El autor de la Carta a los Hebreos relaciona, además, el sacerdocio de Jesús no tanto con el de los sumos sacerdotes del culto judío cuanto con el sacerdocio eterno de un personaje llamado Melquisedec, que se menciona en el Génesis. El sacerdocio de Melquisedec no tenía principio ni fin y quizá esta conexión fue la que introdujo la idea de la preexistencia en el cristianismo. A partir de esta segunda conexión, Jesucristo viene a ser, al mismo tiempo, la nueva ofrenda y el nuevo sacerdote. Se trataba de un argumento basado en antiguos patrones de culto pero debió de impresionar a algunos líderes de entonces ya que esta Carta se incorporó enseguida al Canon de las Escrituras cristianas.

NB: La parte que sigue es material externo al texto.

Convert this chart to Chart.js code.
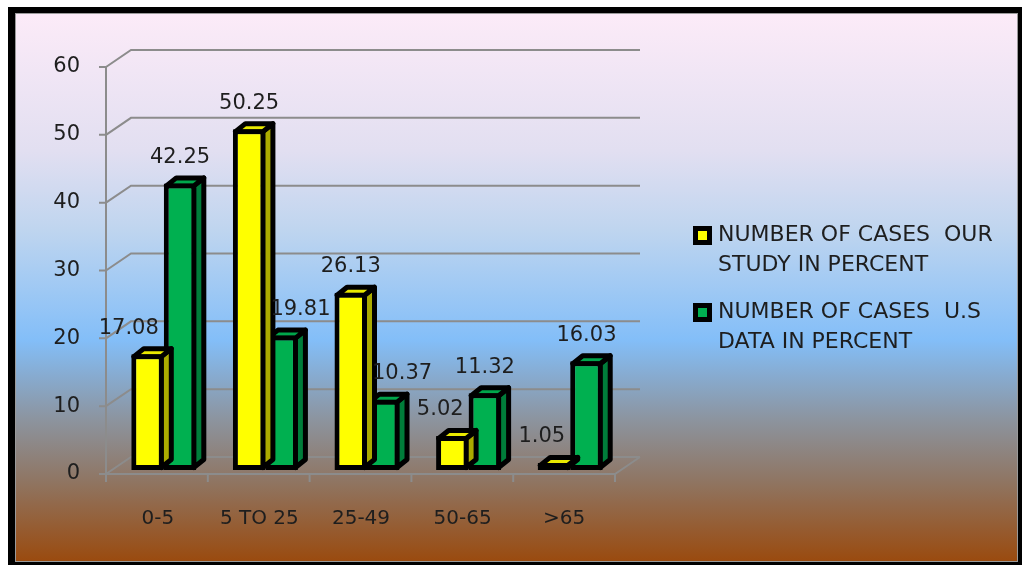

Sin embargo, a medida que en la Iglesia entraron más y más gentiles, la fuerza de esta argumentación, relacionada con la Fiesta judía de la Expiación, perdió importancia. Hoy en día, además, esta comparación de lo cristiano respecto de lo judío suena como una versión más del viejo lugar común religioso: Mi Dios es mejor que el tuyo. En su día, sin embargo, esta presentación incluyó la afirmación de la premisa esencial del cristianismo: toda persona puede presentarse ante Dios tal y como es, sin posible argumento de rechazo, y esto es, a mi juicio, la afirmación esencial y el anuncio irreductible del cristianismo. Sin embargo, por extraño que parezca, algunas corrientes en el cristianismo aún niegan que el amor de Dios se extiende a todos sin distinción de raza, género, orientación sexual e incluso credo. La Carta a los Hebreos, pese a hacerlo de una forma extraña a nuestras coordenadas, proclamó y aún proclama con toda claridad que no hay límites ni barreras para el amor de Dios. Se trata de un valiosísimo mensaje aunque esté envuelto en una expresión arcaica.